Newsflash
Oneerlijke concurrentie en intellectuele eigendom

In een arrest van 14 januari 2011 heeft het Arbeidshof van Brussel de regels inzake de intellectuele eigendomsrechten van een werknemer op een octrooi (uitvinding) gepreciseerd, en een vordering tot vergoeding van een werknemer afgewezen.

Tot op heden bestaat er naar Belgisch recht geen wettelijke regeling voor eigendomsrechten van octrooien die worden gerealiseerd naar aanleiding van de uitvoering van een arbeidsovereenkomst. Dit in tegenstelling tot bijvoorbeeld auteursrechten, software, tekeningen en modellen, enz. waarvoor wel specifieke wettelijke bepalingen bestaan. Specifiek voor auteursrechten kan de werkgever deze slechts verwerven op grond van een uitdrukkelijke overeenkomst tot overdracht van rechten met zijn werknemers. Voor software geldt de omgekeerde regel: de werkgever kan aanspraak maken op alle rechten op software ontwikkeld in het kader van de arbeidsovereenkomst, tenzij dit contractueel anders wordt geregeld.

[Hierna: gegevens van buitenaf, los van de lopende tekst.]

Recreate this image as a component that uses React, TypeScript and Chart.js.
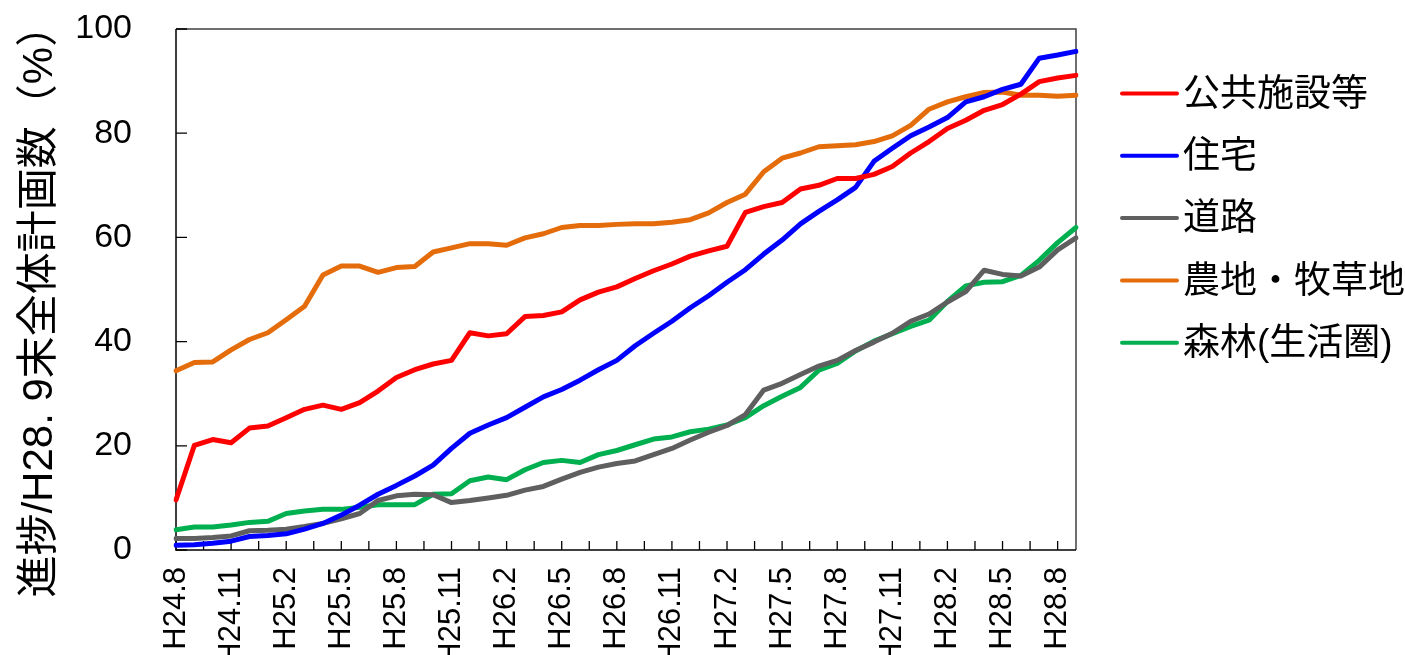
import React, { useEffect, useRef } from "react";
import { Chart, registerables } from "chart.js";

Chart.register(...registerables);

const months = [
  "H24.8", "H24.9", "H24.10", "H24.11", "H24.12",
  "H25.1", "H25.2", "H25.3", "H25.4", "H25.5", "H25.6", "H25.7", "H25.8", "H25.9", "H25.10", "H25.11", "H25.12",
  "H26.1", "H26.2", "H26.3", "H26.4", "H26.5", "H26.6", "H26.7", "H26.8", "H26.9", "H26.10", "H26.11", "H26.12",
  "H27.1", "H27.2", "H27.3", "H27.4", "H27.5", "H27.6", "H27.7", "H27.8", "H27.9", "H27.10", "H27.11", "H27.12",
  "H28.1", "H28.2", "H28.3", "H28.4", "H28.5", "H28.6", "H28.7", "H28.8", "H28.9",
];

const publicFacilities = [
  9.6, 20.1, 21.2, 20.6, 23.4, 23.8, 25.4, 27.0, 27.8, 27.0,
  28.3, 30.5, 33.1, 34.6, 35.7, 36.4, 41.7, 41.1, 41.5, 44.8,
  45.0, 45.7, 48.0, 49.5, 50.5, 52.1, 53.6, 54.9, 56.4, 57.4,
  58.3, 64.8, 65.9, 66.7, 69.3, 70.0, 71.3, 71.3, 72.1, 73.6,
  76.2, 78.4, 80.9, 82.5, 84.4, 85.5, 87.5, 89.9, 90.6, 91.1,
];

const housing = [
  0.9, 1.0, 1.3, 1.7, 2.6, 2.8, 3.1, 4.0, 5.1, 6.7,
  8.6, 10.7, 12.4, 14.2, 16.3, 19.5, 22.4, 24.0, 25.4, 27.4,
  29.4, 30.8, 32.6, 34.6, 36.4, 39.2, 41.6, 43.9, 46.5, 48.8,
  51.4, 53.8, 56.8, 59.5, 62.6, 65.0, 67.2, 69.6, 74.6, 77.1,
  79.5, 81.2, 83.0, 86.0, 87.0, 88.4, 89.4, 94.4, 95.0, 95.7,
];

const roads = [
  2.2, 2.2, 2.4, 2.7, 3.7, 3.8, 4.0, 4.5, 5.1, 6.0,
  7.0, 9.5, 10.4, 10.7, 10.6, 9.1, 9.5, 10.0, 10.5, 11.5,
  12.2, 13.6, 14.9, 15.9, 16.6, 17.1, 18.3, 19.5, 21.1, 22.6,
  23.9, 26.0, 30.7, 32.0, 33.7, 35.3, 36.4, 38.3, 39.9, 41.6,
  43.9, 45.3, 47.6, 49.6, 53.7, 52.9, 52.6, 54.3, 57.6, 59.9,
];

const farmland = [
  34.4, 36.0, 36.1, 38.4, 40.4, 41.7, 44.2, 46.8, 52.8, 54.5,
  54.5, 53.3, 54.2, 54.4, 57.2, 58.0, 58.8, 58.8, 58.5, 59.9,
  60.7, 61.9, 62.3, 62.3, 62.5, 62.6, 62.6, 62.9, 63.4, 64.7,
  66.7, 68.3, 72.6, 75.2, 76.2, 77.4, 77.6, 77.8, 78.4, 79.5,
  81.5, 84.6, 86.0, 87.0, 87.8, 87.9, 87.3, 87.3, 87.1, 87.3,
];

const forest = [
  3.9, 4.4, 4.4, 4.8, 5.3, 5.5, 7.0, 7.5, 7.8, 7.8,
  8.2, 8.7, 8.7, 8.7, 10.7, 10.8, 13.3, 14.0, 13.5, 15.4,
  16.8, 17.2, 16.8, 18.3, 19.1, 20.2, 21.3, 21.7, 22.7, 23.2,
  24.0, 25.4, 27.7, 29.5, 31.2, 34.5, 35.8, 38.2, 40.1, 41.5,
  42.9, 44.1, 47.7, 50.7, 51.4, 51.5, 52.7, 55.6, 59.0, 61.9,
];

const seriesNames = ["公共施設等", "住宅", "道路", "農地・牧草地", "森林(生活圏)"];
const seriesValues = [publicFacilities, housing, roads, farmland, forest];
const seriesColors = ["#FF0000", "#0000FF", "#5F5F5F", "#E46C0A", "#00B050"];

const yTicks = [0, 20, 40, 60, 80, 100];
const xTickMarkStep = 1.5;
const yTitle = "進捗/H28. 9末全体計画数（%）  ";

const LATIN = "'Liberation Sans', Arial, 'Noto Sans CJK JP', sans-serif";
const CJK = "'Liberation Sans', 'Noto Sans CJK JP', sans-serif";

const framePlugin = {
  id: "frameAndTicks",
  beforeDatasetsDraw(chart: any) {
    const { ctx, chartArea } = chart;
    const { left, right, top, bottom } = chartArea;
    const xs = chart.scales.x;
    const ys = chart.scales.y;
    ctx.save();
    ctx.lineWidth = 1.5;
    ctx.strokeStyle = "#404040";
    ctx.beginPath();
    ctx.moveTo(left, top);
    ctx.lineTo(right, top);
    ctx.lineTo(right, bottom);
    ctx.stroke();
    ctx.strokeStyle = "#000000";
    ctx.beginPath();
    ctx.moveTo(left, top);
    ctx.lineTo(left, bottom);
    ctx.lineTo(right, bottom);
    ctx.stroke();
    ctx.lineWidth = 1.3;
    ctx.beginPath();
    const maxIdx = months.length - 1;
    for (let v = 0; v <= maxIdx + 1e-6; v += xTickMarkStep) {
      const px = xs.getPixelForValue(v);
      ctx.moveTo(px, bottom);
      ctx.lineTo(px, bottom - 9);
    }
    for (const t of yTicks) {
      const py = ys.getPixelForValue(t);
      ctx.moveTo(left, py);
      ctx.lineTo(left + 11, py);
    }
    ctx.stroke();
    ctx.restore();
  },
  afterDraw(chart: any) {
    const { ctx, chartArea } = chart;
    ctx.save();
    const x0 = chartArea.right + 46;
    const x1 = x0 + 55;
    chart.data.datasets.forEach((ds: any, i: number) => {
      const y = chartArea.top + 64.5 + i * 62.3;
      ctx.strokeStyle = ds.borderColor;
      ctx.lineWidth = 4;
      ctx.lineCap = "round";
      ctx.beginPath();
      ctx.moveTo(x0, y);
      ctx.lineTo(x1, y);
      ctx.stroke();
      ctx.fillStyle = "#000000";
      ctx.font = `37px ${CJK}`;
      ctx.textAlign = "left";
      ctx.textBaseline = "middle";
      ctx.fillText(ds.label, x1 + 6, y + 2);
    });
    ctx.restore();
  },
};

export default function App() {
  const canvasRef = useRef<HTMLCanvasElement | null>(null);

  useEffect(() => {
    document.body.style.margin = "0";
    const canvas = canvasRef.current;
    if (!canvas) return;
    const chart = new Chart(canvas, {
      type: "line",
      data: {
        labels: months,
        datasets: seriesNames.map((name, i) => ({
          label: name,
          data: seriesValues[i],
          borderColor: seriesColors[i],
          backgroundColor: seriesColors[i],
          borderWidth: 5,
          pointRadius: 0,
          tension: 0,
          borderJoinStyle: "round" as const,
          borderCapStyle: "round" as const,
          fill: false,
        })),
      },
      options: {
        animation: false,
        responsive: true,
        maintainAspectRatio: false,
        layout: { padding: { top: 29, right: 329, left: 0, bottom: 0 } },
        plugins: {
          legend: { display: false },
          tooltip: { enabled: false },
        },
        scales: {
          x: {
            type: "category",
            offset: false,
            grid: { display: false, drawTicks: false },
            border: { display: false },
            ticks: {
              autoSkip: false,
              maxRotation: 90,
              minRotation: 90,
              padding: 17,
              color: "#000000",
              font: { family: LATIN, size: 31 },
              callback: (_v: any, idx: number) => (idx % 3 === 0 ? months[idx] : ""),
            },
            afterFit: (s: any) => {
              s.height = 105;
            },
          },
          y: {
            min: 0,
            max: 100,
            grid: { display: false, drawTicks: false },
            border: { display: false },
            ticks: {
              stepSize: 20,
              padding: 44,
              color: "#000000",
              font: { family: LATIN, size: 34 },
            },
            title: {
              display: true,
              text: yTitle,
              color: "#000000",
              font: { family: CJK, size: 42 },
              padding: { top: 15, bottom: 0 },
            },
            afterFit: (s: any) => {
              s.width = 176;
              s.paddingTop = 0;
              s.paddingBottom = 0;
            },
          },
        },
      },
      plugins: [framePlugin],
    });
    return () => chart.destroy();
  }, []);

  return (
    <div style={{ position: "relative", width: "1405px", height: "655px" }}>
      <canvas ref={canvasRef} />
    </div>
  );
}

Met betrekking tot octrooien gaat de rechtsleer en rechtspraak ervan uit dat een onderscheid moet gemaakt worden tussen dienstuitvindingenafhankelijke uitvindingen en vrije uitvindingen waarbij enkel de eigendomsrechten op dienstuitvindingen toekomen aan de werkgever. In dit geval kon de werkgever aantonen dat de werknemer belast werd met een inventieve taak in het kader waarvan de uitvinding tot stand was gekomen.

Het arrest van het Arbeidshof van Brussel duidt op het belang voor de werkgever om "in de arbeidsovereenkomst of een later addendum" een correcte clausule op te nemen inzake de overdracht van intellectuele eigendomsrechten. Zoniet loopt de werkgever het risico geconfronteerd te worden met een (financieel potentieel hoge) vordering van creatieve werknemers. Bovendien kunnen werknemers in dergelijke gevallen de goede werking van de onderneming (trachten te) ondermijnen door gerechtelijke procedures zoals beslag of kort geding in te stellen.